● **What the task asks**
Retype only the lines below from the one with "Generate a component" to the one with "const survTickLabels = ['0.00', '0.25', '0.50', '0.75', '1.00'];", inclusive, skipping every image.

--

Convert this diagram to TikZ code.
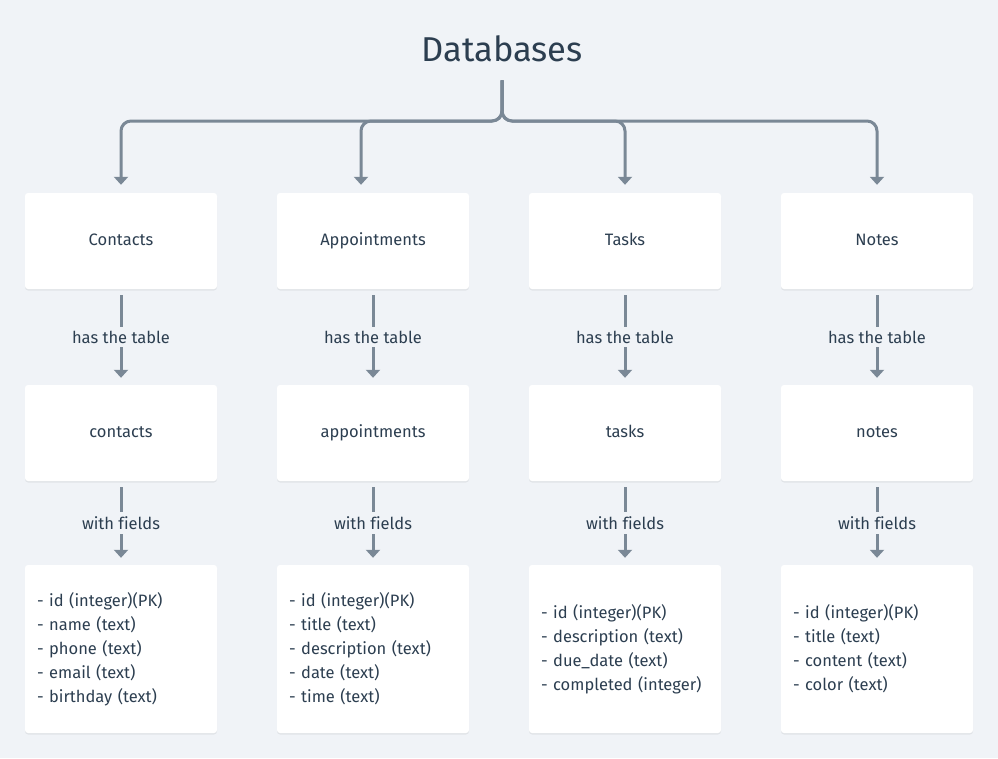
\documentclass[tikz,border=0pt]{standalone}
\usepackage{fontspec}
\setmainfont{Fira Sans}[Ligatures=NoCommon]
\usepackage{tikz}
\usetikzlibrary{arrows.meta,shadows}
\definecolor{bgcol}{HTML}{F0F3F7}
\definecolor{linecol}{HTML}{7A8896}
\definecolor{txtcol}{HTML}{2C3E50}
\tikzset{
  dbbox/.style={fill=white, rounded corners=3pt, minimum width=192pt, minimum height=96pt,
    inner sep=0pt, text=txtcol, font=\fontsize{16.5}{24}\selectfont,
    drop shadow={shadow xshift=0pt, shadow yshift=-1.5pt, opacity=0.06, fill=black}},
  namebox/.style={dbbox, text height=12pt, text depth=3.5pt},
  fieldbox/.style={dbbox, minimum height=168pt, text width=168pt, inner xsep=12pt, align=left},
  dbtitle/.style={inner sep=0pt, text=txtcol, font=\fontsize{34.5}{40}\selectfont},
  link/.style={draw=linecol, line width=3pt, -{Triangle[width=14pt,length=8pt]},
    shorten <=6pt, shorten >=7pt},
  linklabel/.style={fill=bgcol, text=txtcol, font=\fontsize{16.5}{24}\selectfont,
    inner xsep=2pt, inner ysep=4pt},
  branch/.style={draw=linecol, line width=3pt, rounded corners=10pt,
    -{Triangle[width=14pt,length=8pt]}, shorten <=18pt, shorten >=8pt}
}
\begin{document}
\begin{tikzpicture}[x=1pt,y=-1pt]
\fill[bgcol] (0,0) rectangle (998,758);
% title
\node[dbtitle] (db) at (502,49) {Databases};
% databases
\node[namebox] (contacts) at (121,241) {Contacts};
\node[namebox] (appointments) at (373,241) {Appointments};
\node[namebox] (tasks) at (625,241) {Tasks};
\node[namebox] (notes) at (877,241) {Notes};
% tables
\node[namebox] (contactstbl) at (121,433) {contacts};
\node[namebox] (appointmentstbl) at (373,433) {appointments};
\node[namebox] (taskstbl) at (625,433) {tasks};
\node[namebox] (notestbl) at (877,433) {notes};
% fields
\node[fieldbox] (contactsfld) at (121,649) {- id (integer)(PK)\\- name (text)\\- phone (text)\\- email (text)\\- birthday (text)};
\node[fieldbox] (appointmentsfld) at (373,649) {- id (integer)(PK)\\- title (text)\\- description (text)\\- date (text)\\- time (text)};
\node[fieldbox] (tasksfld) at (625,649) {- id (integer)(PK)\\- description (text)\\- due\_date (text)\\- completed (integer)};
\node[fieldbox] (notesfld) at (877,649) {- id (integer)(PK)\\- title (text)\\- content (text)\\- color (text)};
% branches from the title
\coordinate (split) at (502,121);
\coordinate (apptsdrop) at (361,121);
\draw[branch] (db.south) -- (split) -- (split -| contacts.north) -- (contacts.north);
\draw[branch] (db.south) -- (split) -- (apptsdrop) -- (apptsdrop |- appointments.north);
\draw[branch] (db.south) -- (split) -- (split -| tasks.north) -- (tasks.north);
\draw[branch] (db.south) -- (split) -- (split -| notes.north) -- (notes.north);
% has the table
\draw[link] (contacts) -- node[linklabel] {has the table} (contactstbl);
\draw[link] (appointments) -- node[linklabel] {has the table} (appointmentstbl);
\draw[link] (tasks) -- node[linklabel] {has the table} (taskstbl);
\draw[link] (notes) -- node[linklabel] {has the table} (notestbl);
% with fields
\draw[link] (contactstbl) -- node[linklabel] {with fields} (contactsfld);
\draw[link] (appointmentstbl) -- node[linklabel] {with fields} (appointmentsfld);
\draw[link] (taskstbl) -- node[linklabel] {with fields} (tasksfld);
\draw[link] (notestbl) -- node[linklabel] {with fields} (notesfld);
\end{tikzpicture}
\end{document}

--

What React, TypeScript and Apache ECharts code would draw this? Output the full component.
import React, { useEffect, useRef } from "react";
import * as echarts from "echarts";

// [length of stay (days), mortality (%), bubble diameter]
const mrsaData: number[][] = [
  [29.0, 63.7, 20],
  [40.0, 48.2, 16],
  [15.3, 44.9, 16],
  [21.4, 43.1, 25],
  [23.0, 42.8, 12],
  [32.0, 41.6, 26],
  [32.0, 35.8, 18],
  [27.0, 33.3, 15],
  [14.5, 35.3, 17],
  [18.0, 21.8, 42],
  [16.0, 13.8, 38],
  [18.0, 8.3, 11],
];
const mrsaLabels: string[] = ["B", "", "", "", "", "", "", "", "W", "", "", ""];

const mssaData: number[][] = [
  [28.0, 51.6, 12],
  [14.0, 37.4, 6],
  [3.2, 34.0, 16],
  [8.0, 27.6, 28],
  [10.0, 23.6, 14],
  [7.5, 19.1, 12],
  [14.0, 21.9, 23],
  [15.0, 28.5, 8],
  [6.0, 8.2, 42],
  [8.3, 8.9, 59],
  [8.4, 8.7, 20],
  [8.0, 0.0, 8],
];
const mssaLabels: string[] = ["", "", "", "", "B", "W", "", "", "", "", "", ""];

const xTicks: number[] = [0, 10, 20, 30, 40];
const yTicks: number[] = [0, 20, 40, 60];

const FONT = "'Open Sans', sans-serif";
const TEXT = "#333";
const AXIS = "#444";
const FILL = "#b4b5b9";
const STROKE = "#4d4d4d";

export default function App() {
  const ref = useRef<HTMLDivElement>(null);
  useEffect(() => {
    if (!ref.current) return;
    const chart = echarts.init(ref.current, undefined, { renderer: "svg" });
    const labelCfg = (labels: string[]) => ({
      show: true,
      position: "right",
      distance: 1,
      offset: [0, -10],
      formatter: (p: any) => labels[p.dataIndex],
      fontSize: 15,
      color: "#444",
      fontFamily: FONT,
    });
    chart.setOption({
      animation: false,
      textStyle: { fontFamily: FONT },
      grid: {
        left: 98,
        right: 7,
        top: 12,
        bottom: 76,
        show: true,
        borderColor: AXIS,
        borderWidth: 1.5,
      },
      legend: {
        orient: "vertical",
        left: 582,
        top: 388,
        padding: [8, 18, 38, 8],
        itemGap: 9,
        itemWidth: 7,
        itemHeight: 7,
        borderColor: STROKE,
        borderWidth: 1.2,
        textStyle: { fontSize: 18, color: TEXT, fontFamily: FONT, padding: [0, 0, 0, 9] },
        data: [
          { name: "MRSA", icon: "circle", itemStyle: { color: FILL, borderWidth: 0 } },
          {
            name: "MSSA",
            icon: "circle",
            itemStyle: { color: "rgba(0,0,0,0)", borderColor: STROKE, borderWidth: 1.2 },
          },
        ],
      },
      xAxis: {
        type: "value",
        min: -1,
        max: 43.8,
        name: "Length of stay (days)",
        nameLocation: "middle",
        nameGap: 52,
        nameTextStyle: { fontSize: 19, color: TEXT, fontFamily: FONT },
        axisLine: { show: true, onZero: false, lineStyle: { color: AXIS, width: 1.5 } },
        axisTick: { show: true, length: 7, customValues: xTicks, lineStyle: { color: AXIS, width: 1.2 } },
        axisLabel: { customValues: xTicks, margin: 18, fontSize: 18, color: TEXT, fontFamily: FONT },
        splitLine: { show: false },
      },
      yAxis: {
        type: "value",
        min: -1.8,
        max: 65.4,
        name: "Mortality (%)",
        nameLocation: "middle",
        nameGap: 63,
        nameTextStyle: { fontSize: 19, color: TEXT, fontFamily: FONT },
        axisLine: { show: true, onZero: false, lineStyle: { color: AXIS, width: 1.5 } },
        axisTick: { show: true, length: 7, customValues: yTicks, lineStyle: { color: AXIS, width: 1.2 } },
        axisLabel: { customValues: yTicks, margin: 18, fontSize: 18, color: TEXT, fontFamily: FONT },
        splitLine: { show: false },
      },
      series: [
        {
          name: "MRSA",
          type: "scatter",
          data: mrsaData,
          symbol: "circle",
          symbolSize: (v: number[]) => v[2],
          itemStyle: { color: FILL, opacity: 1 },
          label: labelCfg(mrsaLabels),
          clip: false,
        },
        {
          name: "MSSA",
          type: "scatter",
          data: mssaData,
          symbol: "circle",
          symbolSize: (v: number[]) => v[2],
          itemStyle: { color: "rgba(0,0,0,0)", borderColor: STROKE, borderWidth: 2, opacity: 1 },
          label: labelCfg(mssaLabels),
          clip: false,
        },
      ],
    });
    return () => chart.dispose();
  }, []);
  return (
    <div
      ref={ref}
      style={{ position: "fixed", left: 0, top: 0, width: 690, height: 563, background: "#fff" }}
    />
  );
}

--

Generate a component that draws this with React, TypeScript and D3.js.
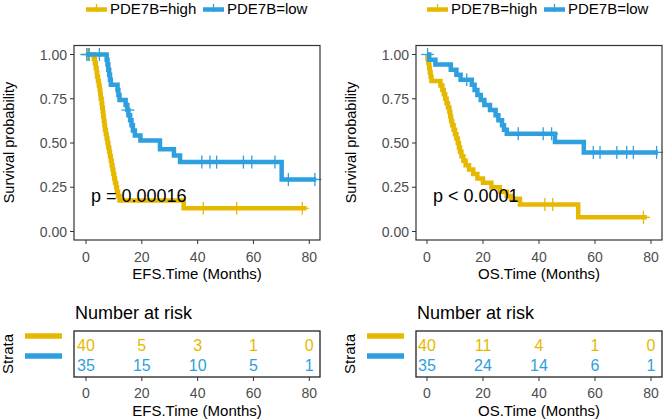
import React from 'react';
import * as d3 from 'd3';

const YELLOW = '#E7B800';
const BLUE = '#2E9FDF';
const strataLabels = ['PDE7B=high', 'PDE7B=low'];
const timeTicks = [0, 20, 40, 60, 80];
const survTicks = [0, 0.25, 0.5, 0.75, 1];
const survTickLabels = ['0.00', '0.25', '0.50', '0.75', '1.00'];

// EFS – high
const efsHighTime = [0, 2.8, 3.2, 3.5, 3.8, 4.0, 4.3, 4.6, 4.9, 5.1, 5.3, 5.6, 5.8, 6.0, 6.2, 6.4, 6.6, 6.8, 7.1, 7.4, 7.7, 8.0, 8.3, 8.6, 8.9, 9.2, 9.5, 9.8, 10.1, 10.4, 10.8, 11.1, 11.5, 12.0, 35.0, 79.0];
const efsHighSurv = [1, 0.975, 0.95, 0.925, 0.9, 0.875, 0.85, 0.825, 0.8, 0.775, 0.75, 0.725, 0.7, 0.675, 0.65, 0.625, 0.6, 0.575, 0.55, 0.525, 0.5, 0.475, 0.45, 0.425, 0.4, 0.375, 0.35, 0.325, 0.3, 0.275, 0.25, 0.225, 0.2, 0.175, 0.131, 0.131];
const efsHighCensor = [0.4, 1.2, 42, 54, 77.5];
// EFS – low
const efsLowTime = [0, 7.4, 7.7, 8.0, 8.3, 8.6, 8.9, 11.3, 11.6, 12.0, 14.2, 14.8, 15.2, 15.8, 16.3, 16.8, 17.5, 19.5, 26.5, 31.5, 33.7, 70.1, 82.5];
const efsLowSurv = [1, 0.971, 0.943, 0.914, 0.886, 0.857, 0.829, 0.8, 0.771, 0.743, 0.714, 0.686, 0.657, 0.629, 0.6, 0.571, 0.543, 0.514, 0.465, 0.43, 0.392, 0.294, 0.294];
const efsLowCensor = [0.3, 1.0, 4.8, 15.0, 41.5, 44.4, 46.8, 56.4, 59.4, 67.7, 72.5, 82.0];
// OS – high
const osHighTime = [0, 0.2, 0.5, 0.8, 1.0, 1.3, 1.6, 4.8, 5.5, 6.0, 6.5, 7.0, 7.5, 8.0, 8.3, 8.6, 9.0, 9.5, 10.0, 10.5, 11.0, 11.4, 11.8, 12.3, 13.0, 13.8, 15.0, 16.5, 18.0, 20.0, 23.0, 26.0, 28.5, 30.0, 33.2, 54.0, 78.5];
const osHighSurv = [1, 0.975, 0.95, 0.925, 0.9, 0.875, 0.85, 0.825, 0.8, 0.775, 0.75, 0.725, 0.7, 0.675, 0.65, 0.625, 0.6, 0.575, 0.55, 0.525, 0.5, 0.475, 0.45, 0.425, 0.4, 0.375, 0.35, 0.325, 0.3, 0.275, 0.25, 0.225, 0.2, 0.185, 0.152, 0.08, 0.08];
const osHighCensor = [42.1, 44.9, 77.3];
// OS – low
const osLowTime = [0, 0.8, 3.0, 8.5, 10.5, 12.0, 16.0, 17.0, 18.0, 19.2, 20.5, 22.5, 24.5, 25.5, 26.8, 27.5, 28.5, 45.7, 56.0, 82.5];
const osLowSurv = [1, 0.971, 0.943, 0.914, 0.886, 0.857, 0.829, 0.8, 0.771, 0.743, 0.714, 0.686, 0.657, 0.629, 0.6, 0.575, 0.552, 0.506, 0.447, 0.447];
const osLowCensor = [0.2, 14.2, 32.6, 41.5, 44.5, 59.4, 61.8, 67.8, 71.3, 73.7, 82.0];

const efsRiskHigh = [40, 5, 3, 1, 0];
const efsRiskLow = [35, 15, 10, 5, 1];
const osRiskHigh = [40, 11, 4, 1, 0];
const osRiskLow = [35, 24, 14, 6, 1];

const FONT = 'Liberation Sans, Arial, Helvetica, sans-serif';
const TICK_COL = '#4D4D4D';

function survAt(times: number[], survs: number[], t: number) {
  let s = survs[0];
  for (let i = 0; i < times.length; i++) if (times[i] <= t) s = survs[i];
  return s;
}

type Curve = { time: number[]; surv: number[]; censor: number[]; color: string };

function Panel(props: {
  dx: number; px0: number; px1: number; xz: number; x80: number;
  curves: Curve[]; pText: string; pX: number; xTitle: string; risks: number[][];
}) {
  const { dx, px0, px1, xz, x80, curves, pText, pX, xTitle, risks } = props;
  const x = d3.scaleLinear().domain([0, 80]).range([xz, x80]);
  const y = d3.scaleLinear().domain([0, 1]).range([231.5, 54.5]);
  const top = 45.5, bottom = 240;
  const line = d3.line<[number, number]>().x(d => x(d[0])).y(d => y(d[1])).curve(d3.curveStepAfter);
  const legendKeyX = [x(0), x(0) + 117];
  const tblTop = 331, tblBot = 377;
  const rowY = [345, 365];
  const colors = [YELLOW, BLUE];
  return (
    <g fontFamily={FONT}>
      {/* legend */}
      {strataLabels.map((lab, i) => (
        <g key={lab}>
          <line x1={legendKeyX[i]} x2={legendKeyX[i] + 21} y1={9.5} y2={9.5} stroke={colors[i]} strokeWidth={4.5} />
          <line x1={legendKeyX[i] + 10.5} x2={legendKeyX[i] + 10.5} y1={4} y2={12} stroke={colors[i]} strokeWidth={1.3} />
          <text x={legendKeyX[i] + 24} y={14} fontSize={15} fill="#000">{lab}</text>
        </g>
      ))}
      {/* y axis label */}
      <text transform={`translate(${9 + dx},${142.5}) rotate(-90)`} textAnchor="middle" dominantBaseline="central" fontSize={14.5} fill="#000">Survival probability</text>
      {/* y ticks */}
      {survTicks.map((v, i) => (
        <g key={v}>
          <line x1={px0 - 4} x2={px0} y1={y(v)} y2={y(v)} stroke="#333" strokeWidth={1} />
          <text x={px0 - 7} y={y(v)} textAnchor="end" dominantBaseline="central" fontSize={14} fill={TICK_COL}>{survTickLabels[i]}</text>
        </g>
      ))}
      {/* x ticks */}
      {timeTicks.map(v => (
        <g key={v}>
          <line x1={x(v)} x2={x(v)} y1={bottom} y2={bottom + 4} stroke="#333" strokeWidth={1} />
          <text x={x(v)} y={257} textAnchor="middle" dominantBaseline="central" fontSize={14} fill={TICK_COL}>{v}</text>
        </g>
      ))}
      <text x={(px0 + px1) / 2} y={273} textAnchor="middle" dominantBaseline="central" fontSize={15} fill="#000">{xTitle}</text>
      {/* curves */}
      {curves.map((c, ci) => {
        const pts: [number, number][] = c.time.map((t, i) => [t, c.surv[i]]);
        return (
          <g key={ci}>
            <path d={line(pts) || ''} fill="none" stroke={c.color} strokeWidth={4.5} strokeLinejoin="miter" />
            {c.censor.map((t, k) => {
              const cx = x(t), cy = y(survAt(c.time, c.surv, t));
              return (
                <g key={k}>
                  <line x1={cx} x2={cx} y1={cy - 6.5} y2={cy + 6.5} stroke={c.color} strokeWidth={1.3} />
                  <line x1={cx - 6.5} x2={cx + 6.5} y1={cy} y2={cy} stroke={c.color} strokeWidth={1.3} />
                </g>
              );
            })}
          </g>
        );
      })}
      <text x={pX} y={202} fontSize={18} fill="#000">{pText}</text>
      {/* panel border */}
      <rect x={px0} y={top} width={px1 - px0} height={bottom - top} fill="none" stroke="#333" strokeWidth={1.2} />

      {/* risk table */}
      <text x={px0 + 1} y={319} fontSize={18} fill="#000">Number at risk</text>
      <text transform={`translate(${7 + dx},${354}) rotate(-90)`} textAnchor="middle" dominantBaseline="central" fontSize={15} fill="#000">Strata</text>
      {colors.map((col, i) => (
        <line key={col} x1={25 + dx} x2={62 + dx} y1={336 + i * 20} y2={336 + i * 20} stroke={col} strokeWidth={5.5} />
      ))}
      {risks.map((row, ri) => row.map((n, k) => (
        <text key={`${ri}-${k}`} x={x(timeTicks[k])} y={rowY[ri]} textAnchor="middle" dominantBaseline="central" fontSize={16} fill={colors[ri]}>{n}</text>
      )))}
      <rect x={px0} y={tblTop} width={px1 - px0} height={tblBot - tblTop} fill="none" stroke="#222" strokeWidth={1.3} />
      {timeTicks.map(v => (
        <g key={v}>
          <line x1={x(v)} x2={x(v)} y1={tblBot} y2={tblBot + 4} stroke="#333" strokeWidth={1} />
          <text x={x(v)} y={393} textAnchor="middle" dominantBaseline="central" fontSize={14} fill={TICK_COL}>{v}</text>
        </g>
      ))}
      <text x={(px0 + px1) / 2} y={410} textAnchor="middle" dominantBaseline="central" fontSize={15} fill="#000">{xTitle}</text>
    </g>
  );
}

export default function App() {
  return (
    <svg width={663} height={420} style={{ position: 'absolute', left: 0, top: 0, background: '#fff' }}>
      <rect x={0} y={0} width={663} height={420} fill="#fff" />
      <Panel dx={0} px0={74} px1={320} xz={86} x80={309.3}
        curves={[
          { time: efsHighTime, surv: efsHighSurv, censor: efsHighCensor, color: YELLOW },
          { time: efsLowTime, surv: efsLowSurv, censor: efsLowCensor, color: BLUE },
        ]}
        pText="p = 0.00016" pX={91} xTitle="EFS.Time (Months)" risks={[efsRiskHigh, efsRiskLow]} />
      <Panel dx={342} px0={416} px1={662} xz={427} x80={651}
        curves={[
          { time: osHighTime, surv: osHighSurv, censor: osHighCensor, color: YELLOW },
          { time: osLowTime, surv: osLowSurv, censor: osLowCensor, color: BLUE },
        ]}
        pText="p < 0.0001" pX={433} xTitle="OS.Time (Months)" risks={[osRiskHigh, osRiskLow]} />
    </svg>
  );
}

--

● **Solution below**
Generate a component that draws this with React, TypeScript and D3.js.
import React from 'react';
import * as d3 from 'd3';

const YELLOW = '#E7B800';
const BLUE = '#2E9FDF';
const strataLabels = ['PDE7B=high', 'PDE7B=low'];
const timeTicks = [0, 20, 40, 60, 80];
const survTicks = [0, 0.25, 0.5, 0.75, 1];
const survTickLabels = ['0.00', '0.25', '0.50', '0.75', '1.00'];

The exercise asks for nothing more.